How were you able to build caffe with OpenCL support, using linux?
In my tests, OpenCL Caffe is slower on NVIDIA GPU than CUDA version and it is too slow on Intel CPU, so I do not recommend it.
But if you want to use it any way:
Fitst, install libraries I copied from dockerfile:
sudo apt-get update
sudo apt-get install -y --no-install-recommends \
build-essential \
cmake \
git \
wget \
libatlas-base-dev \
libboost-all-dev \
libgflags-dev \
libgoogle-glog-dev \
libhdf5-serial-dev \
libleveldb-dev \
liblmdb-dev \
libopencv-dev \
libprotobuf-dev \
libsnappy-dev \
protobuf-compiler \
python-dev \
python-numpy \
python-pip \
python-setuptools \
python-scipy
and
sudo apt-get install python3-pip
sudo apt install libsqlite3-dev
and install all python requirements.
download and extract zip file or
git clone https://github.com/BVLC/caffe.git
GPU or Intel OpenCL driver is required, too. You can install NVIDIA driver (driver should be enough, but CUDA may be better) or "Intel SDK for Opencl Applications" driver.
Finally, in the extracted code folder:
mkdir build
cd build
cmake .. -DUSE_OPENCL=1
make -j8 (8 is total cpu cores)
OpenCV version may cause compile errors. If it happes, replace "CV_LOAD_IMAGE_COLOR" and "CV_LOAD_IMAGE_GRAYSCALE" to "cv::IMREAD_COLOR" and "cv::IMREAD_GRAYSCALE" in the code (use VSCode, Jetbrains IDEs, etc to search codes in all source files) and compile again.

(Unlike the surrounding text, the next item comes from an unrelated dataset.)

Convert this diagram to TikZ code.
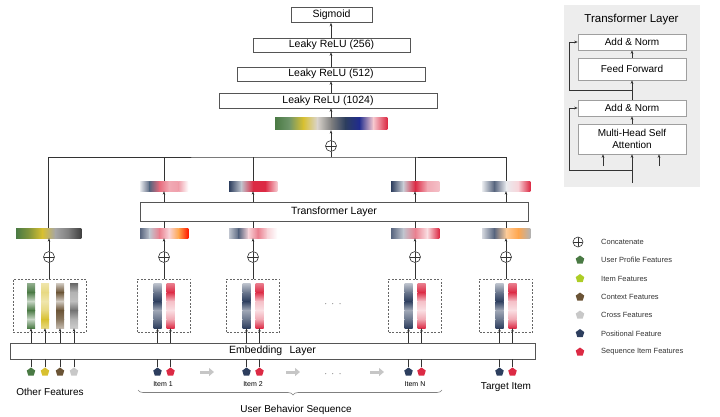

reference https://github.com/BVLC/caffe/issues/6680
After a successful compilation, I can use -gpu 0 to select NVIDIA GPU as OpenCL device and -gpu 1 to select Intel CPU as OpenCL device and -cpu to select Intel CPU as CPU device when training, etc.
I prefer Ubuntu 16, 18 LTS versions and I had successful builds on these versions, but this should work on other systems.
Question: Can two OpenCL devices from different platforms (example: 1x NVIDIA GPU + 1x AMD GPU) be used at the same time to accelerate training process in OpenCL Caffe?
During my test, after init, program will exit with error before the first iteration. (Already disabled host_unified_memory)
It is possible to speed up training process with multi OpenCL devices, right? Because this is the advantage of OpenCL? Are there any forks of OpenCL-Caffe or are there any instructions to achieve speed-up with multi OpenCL devices? Can some one please give some projects or documents or instructions to use multiple OpenCL devices at the same time?
I guess if two (or more) devices are initiated in ViennaCL and one queue is assigned to each device. During training process, OpenCl kernels can be separated and
clEnqueueNDRange
to these queues?